### GOAL OF THE EXERCISE
Without the pictures, can you quote each line below exactly?

### SUPPLIED MATERIAL
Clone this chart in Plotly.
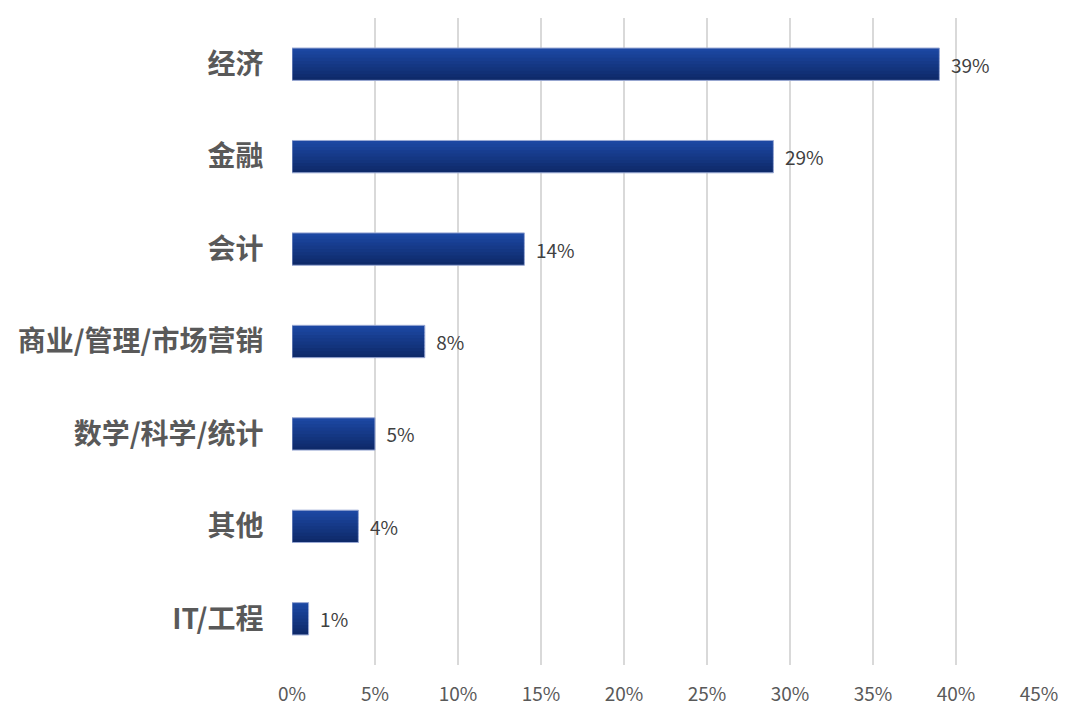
import plotly.graph_objects as go

categories = ['经济', '金融', '会计', '商业/管理/市场营销', '数学/科学/统计', '其他', 'IT/工程']
shares = [39, 29, 14, 8, 5, 4, 1]
x_ticks = [0, 5, 10, 15, 20, 25, 30, 35, 40, 45]
x_tick_labels = ['%d%%' % t for t in x_ticks]

bar_w = 0.35
n_strips = 10
top_rgb = (28, 71, 162)
bottom_rgb = (14, 42, 106)

fig = go.Figure()

# fake a top-to-bottom gradient with thin stacked strips
step = bar_w / n_strips
for i in range(n_strips):
    t = i / (n_strips - 1)
    c = tuple(round(a + (b - a) * t) for a, b in zip(top_rgb, bottom_rgb))
    fig.add_trace(go.Bar(
        y=categories,
        x=shares,
        orientation='h',
        width=step * 1.4 if i < n_strips - 1 else step,
        offset=-bar_w / 2 + i * step,
        marker=dict(color='rgb(%d,%d,%d)' % c, line=dict(width=0)),
        hoverinfo='skip',
    ))

# outline + labels
fig.add_trace(go.Bar(
    y=categories,
    x=shares,
    orientation='h',
    width=bar_w,
    offset=-bar_w / 2,
    marker=dict(color='rgba(0,0,0,0)', line=dict(color='#9AA9D4', width=1)),
    text=['\u00a0\u00a0%d%%' % v for v in shares],
    textposition='outside',
    textfont=dict(size=19, color='#404040', family='Noto Sans CJK SC'),
    cliponaxis=False,
))

# page body adds an 8px offset, margins compensate for it
fig.update_layout(
    width=1080, height=720,
    margin=dict(l=284, r=49, t=10, b=63, autoexpand=False),
    paper_bgcolor='white', plot_bgcolor='white',
    showlegend=False,
    barmode='overlay',
    font=dict(family='Noto Sans CJK SC'),
    xaxis=dict(
        range=[0, 45],
        automargin=False,
        tickvals=x_ticks,
        ticktext=x_tick_labels,
        showgrid=True, gridcolor='#D9D9D9', gridwidth=1.5,
        zeroline=False,
        tickfont=dict(size=19, color='#595959'),
        ticks='outside', ticklen=12, tickcolor='rgba(0,0,0,0)',
    ),
    yaxis=dict(
        autorange='reversed',
        automargin=False,
        showgrid=False, zeroline=False,
        tickfont=dict(size=28, color='#595959', family='Noto Sans CJK SC', weight='bold'),
        ticks='outside', ticklen=22, tickcolor='rgba(0,0,0,0)',
    ),
)

fig.write_html('out.html')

### ANSWER FOR THIS EXERCISE
Clone this chart in Plotly.
import plotly.graph_objects as go

categories = ['经济', '金融', '会计', '商业/管理/市场营销', '数学/科学/统计', '其他', 'IT/工程']
shares = [39, 29, 14, 8, 5, 4, 1]
x_ticks = [0, 5, 10, 15, 20, 25, 30, 35, 40, 45]
x_tick_labels = ['%d%%' % t for t in x_ticks]

bar_w = 0.35
n_strips = 10
top_rgb = (28, 71, 162)
bottom_rgb = (14, 42, 106)

fig = go.Figure()

# fake a top-to-bottom gradient with thin stacked strips
step = bar_w / n_strips
for i in range(n_strips):
    t = i / (n_strips - 1)
    c = tuple(round(a + (b - a) * t) for a, b in zip(top_rgb, bottom_rgb))
    fig.add_trace(go.Bar(
        y=categories,
        x=shares,
        orientation='h',
        width=step * 1.4 if i < n_strips - 1 else step,
        offset=-bar_w / 2 + i * step,
        marker=dict(color='rgb(%d,%d,%d)' % c, line=dict(width=0)),
        hoverinfo='skip',
    ))

# outline + labels
fig.add_trace(go.Bar(
    y=categories,
    x=shares,
    orientation='h',
    width=bar_w,
    offset=-bar_w / 2,
    marker=dict(color='rgba(0,0,0,0)', line=dict(color='#9AA9D4', width=1)),
    text=['\u00a0\u00a0%d%%' % v for v in shares],
    textposition='outside',
    textfont=dict(size=19, color='#404040', family='Noto Sans CJK SC'),
    cliponaxis=False,
))

# page body adds an 8px offset, margins compensate for it
fig.update_layout(
    width=1080, height=720,
    margin=dict(l=284, r=49, t=10, b=63, autoexpand=False),
    paper_bgcolor='white', plot_bgcolor='white',
    showlegend=False,
    barmode='overlay',
    font=dict(family='Noto Sans CJK SC'),
    xaxis=dict(
        range=[0, 45],
        automargin=False,
        tickvals=x_ticks,
        ticktext=x_tick_labels,
        showgrid=True, gridcolor='#D9D9D9', gridwidth=1.5,
        zeroline=False,
        tickfont=dict(size=19, color='#595959'),
        ticks='outside', ticklen=12, tickcolor='rgba(0,0,0,0)',
    ),
    yaxis=dict(
        autorange='reversed',
        automargin=False,
        showgrid=False, zeroline=False,
        tickfont=dict(size=28, color='#595959', family='Noto Sans CJK SC', weight='bold'),
        ticks='outside', ticklen=22, tickcolor='rgba(0,0,0,0)',
    ),
)

fig.write_html('out.html')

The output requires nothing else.